• **To do**: Please output the data below exactly as given, starting at its first line and stopping after the line that contains "from matplotlib.ticker import NullLocator".
========
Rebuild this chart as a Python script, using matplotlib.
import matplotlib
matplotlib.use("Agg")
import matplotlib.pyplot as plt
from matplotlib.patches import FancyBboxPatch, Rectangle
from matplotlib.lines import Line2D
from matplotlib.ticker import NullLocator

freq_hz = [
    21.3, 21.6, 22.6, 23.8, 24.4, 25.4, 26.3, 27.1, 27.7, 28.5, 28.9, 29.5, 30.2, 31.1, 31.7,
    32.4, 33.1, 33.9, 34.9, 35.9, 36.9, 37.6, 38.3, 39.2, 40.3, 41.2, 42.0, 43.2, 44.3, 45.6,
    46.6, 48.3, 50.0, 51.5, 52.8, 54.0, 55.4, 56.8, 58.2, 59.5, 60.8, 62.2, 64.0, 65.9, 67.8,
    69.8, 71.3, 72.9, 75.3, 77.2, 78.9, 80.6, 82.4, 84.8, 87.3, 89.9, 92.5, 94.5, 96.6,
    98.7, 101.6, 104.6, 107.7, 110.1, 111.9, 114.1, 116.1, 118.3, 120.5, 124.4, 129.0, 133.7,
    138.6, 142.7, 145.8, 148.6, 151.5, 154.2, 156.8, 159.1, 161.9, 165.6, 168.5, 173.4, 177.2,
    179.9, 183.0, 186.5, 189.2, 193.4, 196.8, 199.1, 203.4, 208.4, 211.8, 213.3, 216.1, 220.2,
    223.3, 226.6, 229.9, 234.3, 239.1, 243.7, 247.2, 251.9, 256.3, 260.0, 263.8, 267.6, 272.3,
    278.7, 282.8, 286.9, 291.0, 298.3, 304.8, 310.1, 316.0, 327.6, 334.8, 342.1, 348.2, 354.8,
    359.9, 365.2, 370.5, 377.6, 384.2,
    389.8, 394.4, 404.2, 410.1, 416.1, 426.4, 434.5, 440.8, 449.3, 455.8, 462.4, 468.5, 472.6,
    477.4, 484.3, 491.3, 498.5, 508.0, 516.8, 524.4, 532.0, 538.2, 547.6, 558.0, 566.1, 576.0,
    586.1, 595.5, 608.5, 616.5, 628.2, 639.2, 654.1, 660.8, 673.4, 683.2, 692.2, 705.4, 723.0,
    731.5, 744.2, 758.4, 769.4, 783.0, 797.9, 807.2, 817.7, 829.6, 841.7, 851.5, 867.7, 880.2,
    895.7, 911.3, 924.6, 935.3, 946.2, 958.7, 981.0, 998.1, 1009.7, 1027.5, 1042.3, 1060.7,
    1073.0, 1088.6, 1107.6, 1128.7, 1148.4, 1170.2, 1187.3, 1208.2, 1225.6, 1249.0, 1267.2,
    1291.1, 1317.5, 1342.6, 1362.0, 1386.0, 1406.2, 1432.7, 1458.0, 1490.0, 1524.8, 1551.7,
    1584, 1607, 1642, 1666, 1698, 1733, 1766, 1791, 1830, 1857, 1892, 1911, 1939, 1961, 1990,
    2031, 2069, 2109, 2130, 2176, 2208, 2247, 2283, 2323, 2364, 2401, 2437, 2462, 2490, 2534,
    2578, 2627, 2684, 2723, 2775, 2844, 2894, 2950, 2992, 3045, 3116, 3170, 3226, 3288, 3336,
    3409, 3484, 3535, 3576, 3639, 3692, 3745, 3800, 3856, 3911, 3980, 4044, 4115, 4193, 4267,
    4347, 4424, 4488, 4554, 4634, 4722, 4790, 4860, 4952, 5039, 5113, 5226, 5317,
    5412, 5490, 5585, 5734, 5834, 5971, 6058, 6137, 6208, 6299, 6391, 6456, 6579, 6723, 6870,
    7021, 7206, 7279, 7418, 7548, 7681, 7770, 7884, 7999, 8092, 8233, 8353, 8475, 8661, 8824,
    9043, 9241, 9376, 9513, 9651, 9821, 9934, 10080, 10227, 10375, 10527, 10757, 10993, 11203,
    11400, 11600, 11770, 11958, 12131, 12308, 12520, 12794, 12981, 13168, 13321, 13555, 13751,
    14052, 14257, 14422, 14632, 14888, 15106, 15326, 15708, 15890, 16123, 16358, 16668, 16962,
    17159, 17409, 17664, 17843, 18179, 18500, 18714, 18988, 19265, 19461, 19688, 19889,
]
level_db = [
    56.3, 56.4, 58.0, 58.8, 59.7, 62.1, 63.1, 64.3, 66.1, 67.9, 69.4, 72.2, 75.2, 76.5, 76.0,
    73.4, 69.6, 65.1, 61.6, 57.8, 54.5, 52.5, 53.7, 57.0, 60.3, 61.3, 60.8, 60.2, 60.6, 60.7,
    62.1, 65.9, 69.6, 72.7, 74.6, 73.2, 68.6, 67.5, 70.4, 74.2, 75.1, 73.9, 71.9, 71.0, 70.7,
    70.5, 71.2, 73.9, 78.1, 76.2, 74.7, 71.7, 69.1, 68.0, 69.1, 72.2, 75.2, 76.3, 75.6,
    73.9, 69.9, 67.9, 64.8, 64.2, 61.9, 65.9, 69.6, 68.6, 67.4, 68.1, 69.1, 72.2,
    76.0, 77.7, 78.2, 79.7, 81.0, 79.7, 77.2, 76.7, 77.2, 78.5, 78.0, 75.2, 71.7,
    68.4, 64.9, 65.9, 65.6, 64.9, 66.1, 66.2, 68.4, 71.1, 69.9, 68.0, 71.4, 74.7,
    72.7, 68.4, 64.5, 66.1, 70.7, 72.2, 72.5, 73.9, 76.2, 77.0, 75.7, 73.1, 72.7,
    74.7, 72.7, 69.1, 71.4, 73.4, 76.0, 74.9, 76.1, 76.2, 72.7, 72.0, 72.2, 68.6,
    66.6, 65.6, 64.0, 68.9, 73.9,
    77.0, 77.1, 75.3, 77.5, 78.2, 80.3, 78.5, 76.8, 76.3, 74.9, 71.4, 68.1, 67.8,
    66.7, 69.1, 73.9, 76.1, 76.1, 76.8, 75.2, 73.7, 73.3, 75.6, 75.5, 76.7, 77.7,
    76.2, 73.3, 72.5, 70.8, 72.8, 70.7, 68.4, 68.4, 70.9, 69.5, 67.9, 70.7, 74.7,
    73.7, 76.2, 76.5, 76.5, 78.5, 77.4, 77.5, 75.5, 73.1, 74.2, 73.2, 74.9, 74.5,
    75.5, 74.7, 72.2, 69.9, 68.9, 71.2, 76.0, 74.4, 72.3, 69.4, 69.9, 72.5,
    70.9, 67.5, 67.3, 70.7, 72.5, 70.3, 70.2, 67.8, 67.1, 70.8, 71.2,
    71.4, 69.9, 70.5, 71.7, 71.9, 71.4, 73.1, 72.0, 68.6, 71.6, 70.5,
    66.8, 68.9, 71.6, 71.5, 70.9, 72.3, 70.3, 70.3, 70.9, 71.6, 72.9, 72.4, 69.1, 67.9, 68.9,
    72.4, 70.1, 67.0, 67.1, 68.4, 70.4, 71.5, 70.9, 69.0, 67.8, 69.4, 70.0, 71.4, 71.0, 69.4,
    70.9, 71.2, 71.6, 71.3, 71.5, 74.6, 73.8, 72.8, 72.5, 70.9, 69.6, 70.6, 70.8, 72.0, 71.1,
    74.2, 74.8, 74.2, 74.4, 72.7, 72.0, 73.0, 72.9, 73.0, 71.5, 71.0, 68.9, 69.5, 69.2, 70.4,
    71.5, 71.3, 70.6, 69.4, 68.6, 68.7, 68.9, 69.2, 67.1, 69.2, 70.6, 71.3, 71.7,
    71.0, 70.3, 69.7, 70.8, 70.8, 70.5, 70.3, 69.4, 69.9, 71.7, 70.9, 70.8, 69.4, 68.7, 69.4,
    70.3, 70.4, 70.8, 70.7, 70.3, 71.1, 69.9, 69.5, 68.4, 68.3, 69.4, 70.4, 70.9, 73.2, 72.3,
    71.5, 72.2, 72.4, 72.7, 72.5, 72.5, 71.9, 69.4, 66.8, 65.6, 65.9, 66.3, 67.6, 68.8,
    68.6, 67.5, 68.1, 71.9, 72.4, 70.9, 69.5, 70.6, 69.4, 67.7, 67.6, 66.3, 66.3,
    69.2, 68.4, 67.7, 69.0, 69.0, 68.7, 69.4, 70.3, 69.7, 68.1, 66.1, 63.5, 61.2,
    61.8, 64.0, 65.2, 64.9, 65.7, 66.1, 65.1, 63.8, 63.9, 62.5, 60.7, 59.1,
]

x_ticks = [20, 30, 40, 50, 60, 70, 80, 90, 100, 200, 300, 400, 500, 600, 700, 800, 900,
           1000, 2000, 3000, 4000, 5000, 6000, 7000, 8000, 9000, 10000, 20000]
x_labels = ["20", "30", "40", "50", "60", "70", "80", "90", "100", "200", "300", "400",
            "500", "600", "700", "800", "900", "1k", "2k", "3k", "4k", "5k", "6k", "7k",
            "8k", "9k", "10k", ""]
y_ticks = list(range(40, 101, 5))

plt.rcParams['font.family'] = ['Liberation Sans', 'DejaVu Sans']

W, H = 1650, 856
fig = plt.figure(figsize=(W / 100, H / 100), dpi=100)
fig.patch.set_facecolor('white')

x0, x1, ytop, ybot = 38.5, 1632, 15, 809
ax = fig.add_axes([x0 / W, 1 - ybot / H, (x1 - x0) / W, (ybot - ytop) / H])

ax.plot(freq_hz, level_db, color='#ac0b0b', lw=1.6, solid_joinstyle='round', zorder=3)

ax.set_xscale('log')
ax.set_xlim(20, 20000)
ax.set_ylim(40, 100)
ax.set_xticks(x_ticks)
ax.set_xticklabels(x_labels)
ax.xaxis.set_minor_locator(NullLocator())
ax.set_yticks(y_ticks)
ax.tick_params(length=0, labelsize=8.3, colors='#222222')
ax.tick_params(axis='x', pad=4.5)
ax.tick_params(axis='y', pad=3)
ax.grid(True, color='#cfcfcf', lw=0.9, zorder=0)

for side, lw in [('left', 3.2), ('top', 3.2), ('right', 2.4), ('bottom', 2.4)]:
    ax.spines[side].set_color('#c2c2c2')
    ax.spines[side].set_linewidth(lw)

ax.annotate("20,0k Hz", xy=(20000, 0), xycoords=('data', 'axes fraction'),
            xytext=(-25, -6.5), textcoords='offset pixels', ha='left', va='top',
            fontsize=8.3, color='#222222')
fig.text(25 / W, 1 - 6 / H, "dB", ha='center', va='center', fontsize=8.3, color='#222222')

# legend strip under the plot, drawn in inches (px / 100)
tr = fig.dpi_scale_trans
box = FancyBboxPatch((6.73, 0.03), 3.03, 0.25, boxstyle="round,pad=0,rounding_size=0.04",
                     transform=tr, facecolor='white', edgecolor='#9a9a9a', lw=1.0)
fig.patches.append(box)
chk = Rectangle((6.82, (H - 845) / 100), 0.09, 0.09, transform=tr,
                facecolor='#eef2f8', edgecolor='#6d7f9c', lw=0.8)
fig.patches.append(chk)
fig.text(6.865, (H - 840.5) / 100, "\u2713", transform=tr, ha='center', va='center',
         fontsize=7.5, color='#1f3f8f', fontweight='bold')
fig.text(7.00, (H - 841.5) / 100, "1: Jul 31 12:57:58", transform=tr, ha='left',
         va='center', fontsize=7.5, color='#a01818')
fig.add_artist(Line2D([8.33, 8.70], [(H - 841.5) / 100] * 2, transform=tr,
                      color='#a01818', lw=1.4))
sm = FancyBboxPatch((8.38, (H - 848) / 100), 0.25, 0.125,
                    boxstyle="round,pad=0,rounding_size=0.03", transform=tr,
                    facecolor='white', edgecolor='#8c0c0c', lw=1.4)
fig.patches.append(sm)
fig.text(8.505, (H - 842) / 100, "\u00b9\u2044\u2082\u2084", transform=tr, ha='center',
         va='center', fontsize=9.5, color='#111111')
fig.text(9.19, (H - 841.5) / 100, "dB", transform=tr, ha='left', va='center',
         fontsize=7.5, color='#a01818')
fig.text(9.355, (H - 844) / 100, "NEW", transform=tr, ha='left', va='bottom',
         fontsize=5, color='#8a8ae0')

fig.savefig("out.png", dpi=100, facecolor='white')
========
• **Exercise result**:
Rebuild this chart as a Python script, using matplotlib.
import matplotlib
matplotlib.use("Agg")
import matplotlib.pyplot as plt
from matplotlib.patches import FancyBboxPatch, Rectangle
from matplotlib.lines import Line2D
from matplotlib.ticker import NullLocator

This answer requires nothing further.